In frames: Memorable moments of Indo-US bonhomie

pasricha Photo exhibition 'Celebrating 70 Years of US-India Relations' | courtesy: US Embassy, New Delhi

Avinash Pasricha is an eminent chronicler of the performing arts in India. That is perhaps well known. As a veteran photographer, he presides over an enviable oeuvre of over three lakh images of celebrated musicians, dancers, scholars and critics, including a famous black and white profile picture of M.S. Subbulakshmi in a trance, completely immersed in her music. But for Pasricha, capturing celebrities from close quarters wasn't just confined to practitioners of the arts. It included VIPs of the highest diplomatic vintage.

So at the launch of American Centre's newest photo exhibition Celebrating 70 Years of US-India Relations in New Delhi, Pasricha could only remember his immensely rewarding days as photo editor of Span magazine, now a bi-monthly ezine on India-US relations, published by the US embassy. When former American First Lady Jacqueline Kennedy came to visit India in March 1962, Pasricha recalls how he shot the cover image of the magazine—that of Kennedy and Jawaharlal Nehru on the steps of the Rashtrapati Bhavan. "I made them stop to pose for the picture," Pasricha goes back to that sepia-tinted image in his mind's eye, hinting how camera persons today do not enjoy such proximity to shoot images of important dignitaries, with photographers positioned afar with very limited time.

The exhibition which runs till August 14 showcases an impressive array of images and photographs from the archives of the US embassy and international news agencies like AP, documenting US-Indian strategic relations stretching back to the 1950s. Spread over two floors, the exhibitions spans themes across security and economic partnerships, culture, performing arts and science and technology.

avinash-pasricha Photographer Avinash Pasricha

In one image there is former US president Eisenhower and India's prime minister Jawaharlal Nehru, their foreheads marked with vermilion by a village elder near Agra on December 13, 1959, while Martin Luther King Jr, removes his shoes before entering Mahatma Gandhi memorial in 1959 in another. There is even a 1930 image of Rabindranath Tagore chatting with Helen Keller at the New History Society meeting in New York.
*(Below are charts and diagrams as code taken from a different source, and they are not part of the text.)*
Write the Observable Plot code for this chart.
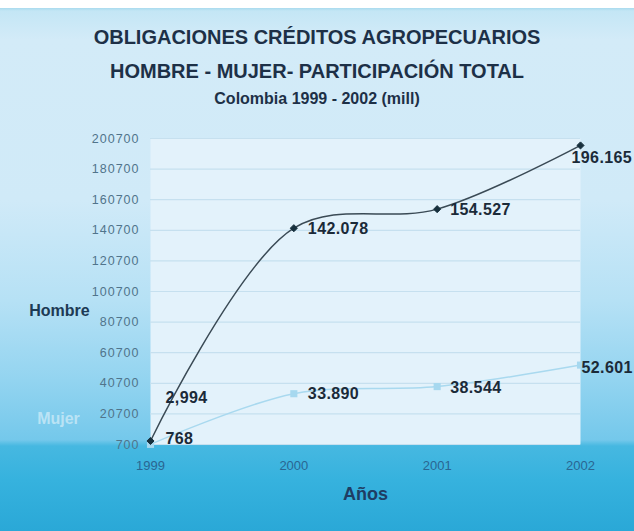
<!DOCTYPE html>
<html>
<head>
<meta charset="utf-8">
<script src="https://cdn.jsdelivr.net/npm/d3@7"></script>
<script src="https://cdn.jsdelivr.net/npm/@observablehq/plot@0.6"></script>
<style>
  html, body { margin: 0; padding: 0; background: #ffffff; }
  #wrap {
    position: relative; width: 634px; height: 531px; overflow: hidden;
    font-family: "Liberation Sans", Arial, sans-serif;
    background: linear-gradient(to bottom,
      #ffffff 0px, #ffffff 8px, #a9dbee 8px, #c4e6f5 11px,
      #d3ebf8 40px, #d0eaf8 200px, #b6e1f5 300px, #93d4f0 380px,
      #74c8eb 440px, #46b8e1 446px, #36b2de 480px, #2aa8d7 531px);
  }
  #title { height: 120px; text-align: center; color: #1d3047; font-weight: bold; }
  #title .t1 { position: absolute; left: 0; width: 634px; top: 26px; font-size: 20px; }
  #title .t2 { position: absolute; left: 0; width: 634px; top: 60px; font-size: 20px; }
  #title .t3 { position: absolute; left: 0; width: 634px; top: 90px; font-size: 16px; }
  svg { display: block; }
</style>
</head>
<body>
<div id="wrap">
  <div id="title">
    <div class="t1">OBLIGACIONES CRÉDITOS AGROPECUARIOS</div>
    <div class="t2">HOMBRE - MUJER- PARTICIPACIÓN TOTAL</div>
    <div class="t3">Colombia 1999 - 2002 (mill)</div>
  </div>
  <div id="chart"></div>
</div>
<script>
const years = [1999, 2000, 2001, 2002];
const hombre = [2994, 142078, 154527, 196165];
const mujer = [768, 33890, 38544, 52601];
const hombreLabels = ["2,994", "142.078", "154.527", "196.165"];
const mujerLabels = ["768", "33.890", "38.544", "52.601"];
const yTicks = [700, 20700, 40700, 60700, 80700, 100700, 120700, 140700, 160700, 180700, 200700];

const H = years.map((y, i) => ({year: y, value: hombre[i], label: hombreLabels[i]}));
const M = years.map((y, i) => ({year: y, value: mujer[i], label: mujerLabels[i]}));

// per-label offsets (style only)
const hOff = [[15, -43], [14, 1], [13, 1], [-9, 12]];
const mOff = [[15, -6], [14, 0], [13, 1], [1, 3]];

const chart = Plot.plot({
  width: 634,
  height: 411,
  marginTop: 18,
  marginBottom: 87,
  marginLeft: 150,
  marginRight: 54,
  style: {fontFamily: "Liberation Sans, Arial, sans-serif", fontSize: "12px", background: "transparent", overflow: "visible"},
  x: {domain: [1999, 2002]},
  y: {domain: [700, 200700]},
  marks: [
    Plot.frame({fill: "#e3f2fb", stroke: null}),
    Plot.gridY(yTicks, {stroke: "#c6e0ef", strokeOpacity: 1, strokeWidth: 1.2}),
    Plot.axisY({ticks: yTicks, tickSize: 0, tickPadding: 11, tickFormat: d => String(d), color: "#50748b", label: null, fontSize: 12.5}),
    Plot.axisX({ticks: years, tickSize: 0, tickPadding: 16, tickFormat: d => String(d), color: "#2a6692", label: null, fontSize: 13}),
    Plot.line(M, {x: "year", y: "value", stroke: "#a9d9ef", strokeWidth: 1.5, curve: "catmull-rom"}),
    Plot.dot(M, {x: "year", y: "value", symbol: "square", r: 4, fill: "#a6d8ef", stroke: null}),
    Plot.line(H, {x: "year", y: "value", stroke: "#3a4a55", strokeWidth: 1.5, curve: "catmull-rom"}),
    Plot.dot(H, {x: "year", y: "value", symbol: "diamond2", r: 3.2, fill: "#17303d", stroke: "#17303d", strokeWidth: 1}),
    Plot.text(H, {x: "year", y: "value", text: "label", textAnchor: "start", fontSize: 16, fontWeight: "bold", fill: "#1b2a38"}),
    Plot.text(M, {x: "year", y: "value", text: "label", textAnchor: "start", fontSize: 16, fontWeight: "bold", fill: "#1b2a38"}),
    Plot.text(["Años"], {frameAnchor: "bottom", dx: 0, dy: 55, fontSize: 18, fontWeight: "bold", fill: "#1f3d63"}),
    Plot.text(["Hombre"], {frameAnchor: "left", dx: -91, dy: 19, textAnchor: "middle", fontSize: 16, fontWeight: "bold", fill: "#1d3a54"}),
    Plot.text(["Mujer"], {frameAnchor: "left", dx: -92, dy: 127, textAnchor: "middle", fontSize: 16, fontWeight: "bold", fill: "#d6eef9", fillOpacity: 0.7})
  ]
});

// apply per-label offsets and letter spacing to the value labels
const textGroups = chart.querySelectorAll('g[aria-label="text"]');
[hOff, mOff].forEach((offs, gi) => {
  const g = textGroups[gi];
  if (!g) return;
  g.setAttribute("letter-spacing", "0.4");
  g.querySelectorAll("text").forEach((t, i) => {
    const [dx, dy] = offs[i];
    const tr = t.getAttribute("transform") || "";
    t.setAttribute("transform", tr + ` translate(${dx},${dy})`);
  });
});
const yAxis = chart.querySelector('g[aria-label="y-axis tick label"]');
if (yAxis) yAxis.setAttribute("letter-spacing", "1");

document.getElementById("chart").appendChild(chart);
</script>
</body>
</html>
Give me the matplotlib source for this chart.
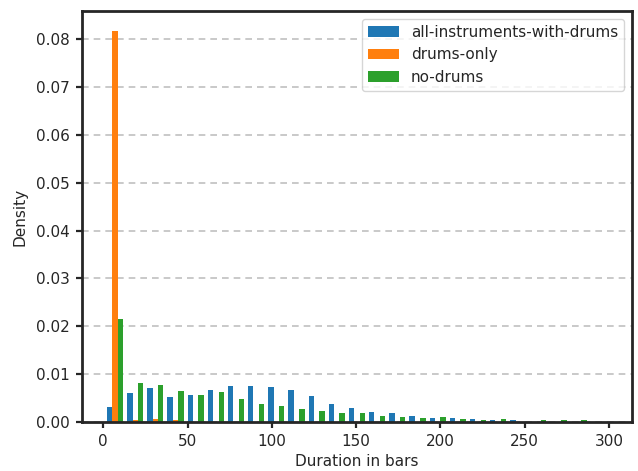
import numpy as np
import matplotlib
matplotlib.use("Agg")
import matplotlib.pyplot as plt

# Bin edges of the duration histogram (bars)
bin_edges = np.linspace(1, 300, 26)

series_names = ["all-instruments-with-drums", "drums-only", "no-drums"]

density_all = [0.0032, 0.0061, 0.0071, 0.0053, 0.0057, 0.0067, 0.0076, 0.0076,
               0.0074, 0.0067, 0.0055, 0.0038, 0.0030, 0.0021, 0.0019, 0.0013,
               0.0009, 0.0009, 0.0007, 0.0005, 0.0004, 0.0, 0.0, 0.0, 0.0]
density_drums = [0.0818, 0.0005, 0.0007, 0.0005, 0.0, 0.0, 0.0, 0.0,
                 0.0, 0.0, 0.0, 0.0, 0.0, 0.0, 0.0, 0.0,
                 0.0, 0.0, 0.0, 0.0, 0.0, 0.0, 0.0, 0.0, 0.0]
density_nodrums = [0.0215, 0.0082, 0.0078, 0.0065, 0.0057, 0.0063, 0.0049, 0.0038,
                   0.0034, 0.0028, 0.0024, 0.0019, 0.0019, 0.0013, 0.0011, 0.0009,
                   0.0011, 0.0007, 0.0005, 0.0007, 0.0, 0.0004, 0.0004, 0.0004, 0.0]

colors = ["#1f77b4", "#ff7f0e", "#2ca02c"]
dark = "#262626"

plt.rcParams["font.family"] = ["DejaVu Sans"]
plt.rcParams["font.size"] = 11

fig = plt.figure(figsize=(6.38, 4.71), dpi=100)
ax = fig.add_axes([0.1285, 0.104, 0.862, 0.8726])

centers = 0.5 * (bin_edges[:-1] + bin_edges[1:])
ax.hist([centers, centers, centers], bins=bin_edges,
        weights=[density_all, density_drums, density_nodrums],
        color=colors, label=series_names)

ax.grid(axis="y", linestyle=(0, (4, 3)), color="#c0c0c0", linewidth=1.2)
ax.set_axisbelow(True)

for sp in ax.spines.values():
    sp.set_linewidth(2.0)
    sp.set_color(dark)

ax.tick_params(axis="both", which="major", length=4.5, width=1.6,
               color=dark, labelcolor=dark, labelsize=11, pad=4)
ax.set_xticks([0, 50, 100, 150, 200, 250, 300])
ax.set_yticks(np.arange(0, 0.081, 0.01))
ax.yaxis.set_major_formatter(matplotlib.ticker.FormatStrFormatter("%.2f"))

ax.set_xlabel("Duration in bars", fontsize=11, color=dark, labelpad=4)
ax.set_ylabel("Density", fontsize=11, color=dark, labelpad=6)

leg = ax.legend(loc="upper right", fontsize=11, framealpha=0.8,
                fancybox=True, borderaxespad=0.5)
leg.get_frame().set_edgecolor("#cccccc")
for t in leg.get_texts():
    t.set_color(dark)

fig.savefig("out.png", dpi=100)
The Facebook page of the American Centre also shared a rare black and white image from the exhibition of US Chief Justice Earl Warren laying the cornerstone of the current US embassy building in New Delhi in 1959. "This exhibition is really one of our kick-offs although we have even before this started doing activities to lead up to this anniversary.... Almost everything we've been doing this year kind of has this 70-year marker," says Sarah Ziebell, US Embassy's Regional Public Engagement specialist. Ziebell wondered at the opening ceremony of the exhibition about the number of images that can be attributed to Pasricha, Span magazine's former resident photo editor.
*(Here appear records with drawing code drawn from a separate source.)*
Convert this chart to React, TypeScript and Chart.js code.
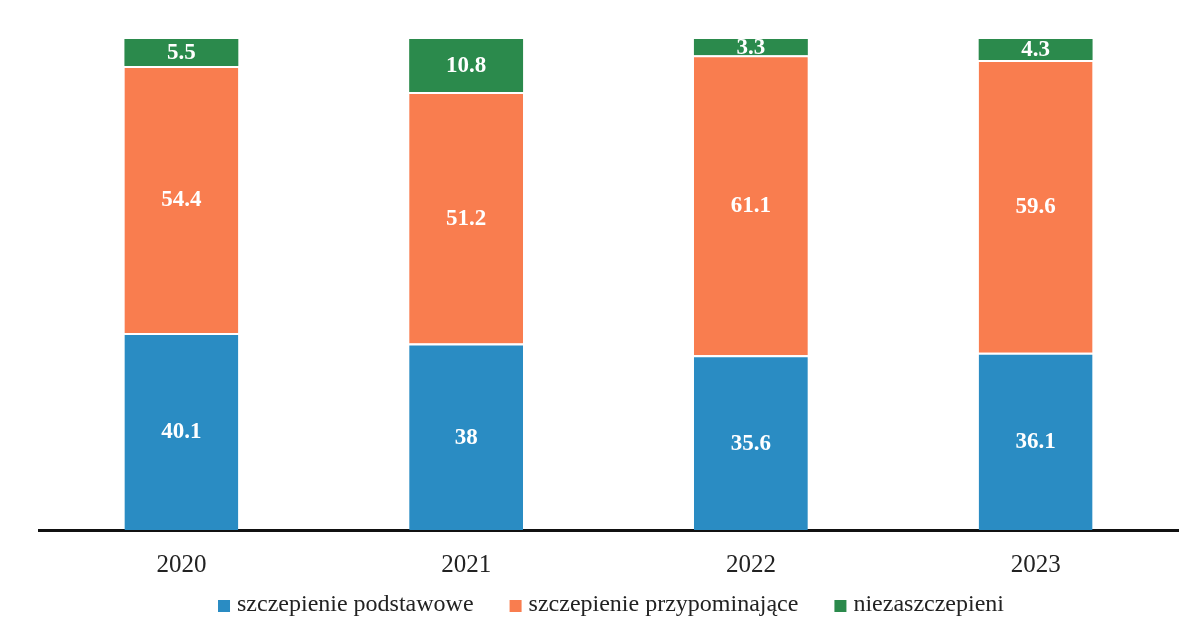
import React, { useEffect, useRef } from "react";
import { Chart, registerables } from "chart.js";

Chart.register(...registerables);

const years = ["2020", "2021", "2022", "2023"];
const podstawowe = [40.1, 38, 35.6, 36.1];
const przypominajace = [54.4, 51.2, 61.1, 59.6];
const niezaszczepieni = [5.5, 10.8, 3.3, 4.3];
const seriesNames = ["szczepienie podstawowe", "szczepienie przypominające", "niezaszczepieni"];
const seriesColors = ["#2a8cc3", "#f97d4f", "#2b8a4c"];

const SERIF = "'Liberation Serif', 'DejaVu Serif', serif";

const labelPlugin = {
  id: "segmentLabels",
  afterDatasetsDraw(chart: any) {
    const ctx = chart.ctx;
    ctx.save();
    ctx.fillStyle = "#ffffff";
    ctx.font = `bold 23px ${SERIF}`;
    ctx.textAlign = "center";
    ctx.textBaseline = "middle";
    chart.data.datasets.forEach((ds: any, di: number) => {
      const meta = chart.getDatasetMeta(di);
      meta.data.forEach((el: any, i: number) => {
        const v = ds.data[i];
        const y = (el.y + el.base) / 2;
        ctx.fillText(String(v), el.x, y + 1);
      });
    });
    ctx.restore();
  },
};

const legendPlugin = {
  id: "customLegend",
  afterDraw(chart: any) {
    const ctx = chart.ctx;
    ctx.save();
    ctx.font = `24px ${SERIF}`;
    ctx.textBaseline = "middle";
    ctx.textAlign = "left";
    const box = 12;
    const boxGap = 7;
    const itemGap = 36;
    const items = chart.data.datasets.map((ds: any) => ({
      text: ds.label as string,
      color: ds.backgroundColor as string,
      w: ctx.measureText(ds.label).width,
    }));
    const total = items.reduce((s: number, it: any) => s + box + boxGap + it.w, 0) + itemGap * (items.length - 1);
    let x = 611 - total / 2;
    const y = 605;
    items.forEach((it: any) => {
      ctx.fillStyle = it.color;
      ctx.fillRect(x, y - box / 2 + 1, box, box);
      x += box + boxGap;
      ctx.fillStyle = "#222222";
      ctx.fillText(it.text, x, y);
      x += it.w + itemGap;
    });
    ctx.restore();
  },
};

export default function App() {
  const ref = useRef<HTMLCanvasElement | null>(null);
  useEffect(() => {
    document.body.style.margin = "0";
    const canvas = ref.current!;
    const chart = new Chart(canvas, {
      type: "bar",
      data: {
        labels: years,
        datasets: [
          {
            label: seriesNames[0],
            data: podstawowe,
            backgroundColor: seriesColors[0],
            borderColor: "#ffffff",
            borderWidth: { top: 2, left: 0, right: 0, bottom: 0 },
            borderSkipped: false,
          },
          {
            label: seriesNames[1],
            data: przypominajace,
            backgroundColor: seriesColors[1],
            borderColor: "#ffffff",
            borderWidth: { top: 2, left: 0, right: 0, bottom: 0 },
            borderSkipped: false,
          },
          {
            label: seriesNames[2],
            data: niezaszczepieni,
            backgroundColor: seriesColors[2],
            borderWidth: 0,
          },
        ],
      },
      options: {
        animation: false,
        responsive: false,
        maintainAspectRatio: false,
        layout: { padding: { left: 39, right: 17, top: 39, bottom: 34 } },
        datasets: { bar: { categoryPercentage: 0.8, barPercentage: 0.5 } },
        scales: {
          x: {
            stacked: true,
            grid: { display: false, drawTicks: false },
            border: { display: true, color: "#111111", width: 3 },
            ticks: {
              color: "#222222",
              font: { family: SERIF, size: 25 },
              padding: 20,
            },
          },
          y: {
            stacked: true,
            display: false,
            min: 0,
            max: 100,
          },
        },
        plugins: {
          legend: { display: false },
          tooltip: { enabled: false },
        },
      },
      plugins: [labelPlugin, legendPlugin],
    });
    return () => chart.destroy();
  }, []);
  return (
    <div style={{ position: "absolute", left: 0, top: 0, width: 1195, height: 634, background: "#ffffff" }}>
      <canvas ref={ref} width={1195} height={634} style={{ display: "block" }} />
    </div>
  );
}
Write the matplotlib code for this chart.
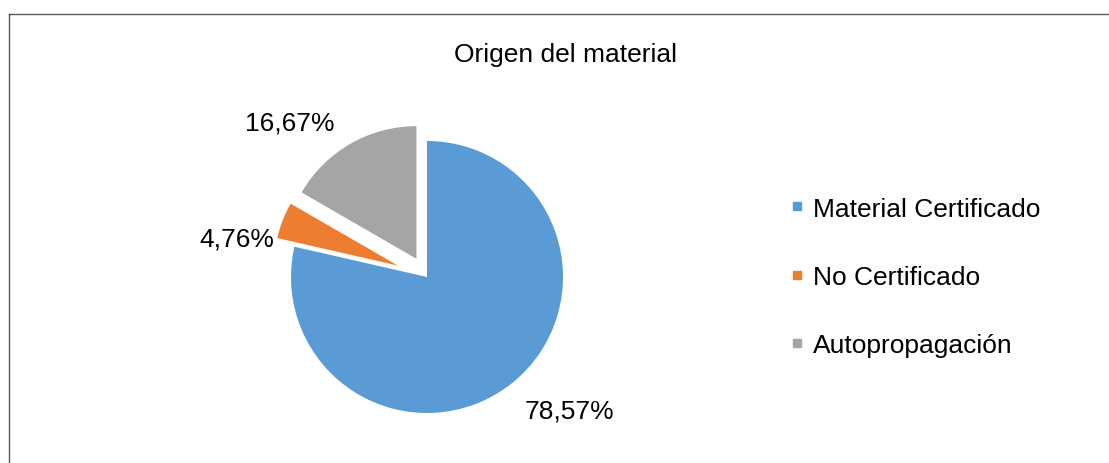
import matplotlib
matplotlib.use("Agg")
from matplotlib import pyplot as plt
from matplotlib.lines import Line2D

plt.rcParams['font.family'] = ['Liberation Sans', 'DejaVu Sans']

categorias = ['Material Certificado', 'No Certificado', 'Autopropagación']
valores = [78.57, 4.76, 16.67]
etiquetas = ['78,57%', '4,76%', '16,67%']
colores = ['#5B9BD5', '#ED7D31', '#A5A5A5']
explode = [0.0, 0.23, 0.155]

W, H = 1109, 464
fig = plt.figure(figsize=(W / 100, H / 100), dpi=100)

# main axes in pixel coordinates for text placement
ax = fig.add_axes([0, 0, 1, 1])
ax.set_xlim(0, W)
ax.set_ylim(0, H)
ax.axis('off')

# pie axes: centre (427, 278) px, radius 136 px
cx, cy, r = 427, 278, 136
half = 1.25 * r
axp = fig.add_axes([(cx - half) / W, (H - cy - half) / H, 2 * half / W, 2 * half / H])
wedges, _ = axp.pie(valores, colors=colores, explode=explode, startangle=90,
                    counterclock=False, wedgeprops=dict(linewidth=0, clip_on=False))
# exploded slices look slightly smaller in the original
wedges[1].set_radius(0.91)
wedges[2].set_radius(0.975)
axp.set_xlim(-1.25, 1.25)
axp.set_ylim(-1.25, 1.25)
axp.axis('off')

pos_etiquetas = [(569, H - 412), (237, H - 240), (290, H - 124)]
for (x, y), t in zip(pos_etiquetas, etiquetas):
    ax.text(x, y, t, ha='center', va='center', fontsize=19, color='#000000')

ax.text(566, H - 55, 'Origen del material', ha='center', va='center',
        fontsize=19, color='#000000')

handles = [Line2D([], [], marker='s', linestyle='none', markersize=6,
                  markerfacecolor=c, markeredgecolor=c) for c in colores]
leg = fig.legend(handles, categorias, loc='center left',
                 bbox_to_anchor=(777 / W, 1 - 278 / H), frameon=False,
                 fontsize=19, labelspacing=1.68, handlelength=0.5,
                 handletextpad=0.35, borderpad=0)

# outer frame (left and top edges visible)
fig.add_artist(Line2D([9 / W, 9 / W], [0, 1 - 15 / H], color='#595959',
                      linewidth=1, transform=fig.transFigure))
fig.add_artist(Line2D([9 / W, 1], [1 - 15 / H, 1 - 15 / H], color='#595959',
                      linewidth=1, transform=fig.transFigure))

fig.savefig('out.png', dpi=100, facecolor='white')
Even Pasricha has lost count of the crucial photos he has clicked, while in the employ of the Embassy, documenting the ebbs and swells of India-US diplomatic history. He joined the American Embassy as photo lab assistant in 1957 and retired in 1997. With no formal training in photography, Pasricha was largely self-taught although he did grow up watching the scrupulous care with which his father executed portraits in his photo studio in Janpath in the 1940s. "My job at the photo lab was to select and source the pictures and get these multiple prints made for the media/press section which handed it out for printing in the newspapers. That was where I was discovered as a good photographer as well as photo editor," says Pasricha who joined Span magazine as photo editor in 1960 at the height of "anti-communist, anti-Soviet atmosphere" and at a time when there were hardly any high-quality pictorial magazines in the country.

Prodded further, he will give you anecdotal accounts of the many American presidents he has covered—Jimmy Carter, Nixon, et al.

On the opening day of the exhibition, Pasricha was among the audience watching a collaborative dance recital between American dancer and academic Nyama McCarthy-Brown and Bharatanatyam exponent Tanya Saxena. Asked about his views on how the India-US relations have evolved, Pasricha chose to point out what really matters: "They are both important democracies. They are both important to each other. That relationship cannot go haywire at all. It has to remain and carry on", he said, perhaps echoing how cultural and artistic exchanges blur boundaries and notions of who leads whom.